I had a case before the Arizona Supreme Court in 1993 involving the police investigation into what was called at the time the Phoenix Suns Drug Case. There were various members of the Phoenix Suns who were accused of buying and using cocaine and the investigation eventually collapsed, and I represented some newspapers seeking access to that and it went all the way to the state supreme court. The police and the county attorney’s office were maintaining they couldn’t release records of open, active investigations. When the investigation was closed they would give you the report. We maintained there was no such thing as an exemption for open, active investigations. Now maybe during an open investigation the police can withhold certain information that they might have to release later on because that’s what the public record is, it’s sort of a time-continuum. You have to look at the facts specific to each case of the circumstances and that changes over time.

Anyway, the State Supreme Court held that there was no such thing as an exemption for open, active police investigations and the police had to comply with the public records law whether the investigation was active or not. So that case was a pretty big deal.

Recently we were involved in a case involving access to metadata under the public records law. Metadata is sort of data about data in electronic records. The court of appeals had held that metadata was not subject to release under the public records law. We filed an amicus brief in the case. The case was actually an employment dispute between a police officer and the city of Phoenix. There were no media involved in it at all. But what often happens in the law is that important questions in the law in one area get determined in cases that really have nothing to do with that area in some ways. So we got the Supreme Court to reverse and wrote the first decision in the country regarding access to metadata. That metadata is subject to the public records law and more importantly, what the court held was that the public record is the record kept in its native format. So if it’s kept in a word document or an excel sheet, that’s the public record. The body doesn’t get to sort of print out the record and give it to you — they have to give it to you in its native format. And if that format is electronic, they have to give it to you in an electronic format, if the electronic records contain metadata they have to give that to you as part of the record. So that’s a pretty important decision regarding access to electronic records. That was a couple years ago.

How does Arizona rate in terms of openness and access?

You know, I don’t sit down and compare it to other states. I’ll leave that to people… I’ll see various people over time give these sort of reports like, Sunshine reports, like whether a state is sunny, or there are clouds… I think those things are sort of silly and people who come up with them are making very superficial analyses. The truth is that when you look state by state, some states are more open in access to police reports, Arizona is more open in access to employee records of public employees — there’s no exemption for personnel records in Arizona law where there may be in other states. Other states may be more open to access to birth certificates or death certificates, where in Arizona those are exempt from the public records law, strangely.

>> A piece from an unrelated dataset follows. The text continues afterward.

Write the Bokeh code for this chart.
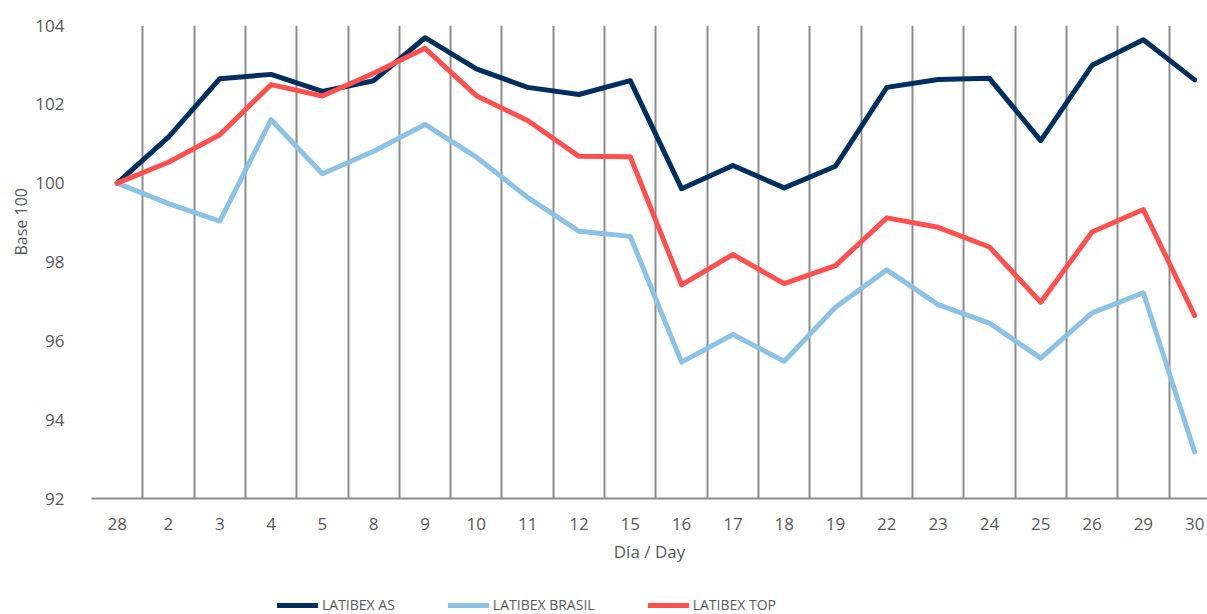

There are all sorts of records and you have to look as a sort of case by case analysis. But I think compared to a lot of other states, Arizona compares pretty favorably. I think the Arizona public records law is far more effective than the federal freedom of information act. The federal freedom of information act has pretty much ceased to be a tool for daily journalism. It’s helpful in doing books, it’s helpful in doing long-term projects, but it’s useless for daily journalism. The Arizona public records law doesn’t have the time schedule set out by the FOIA that instead of responding to your request in 20 days, the Arizona public records law says that you have to respond promptly to a public records request and … that could mean a day if the document is one page, it could mean a week or two if the document is longer and they have to go through and excise information, but it’s a case-by-case determination.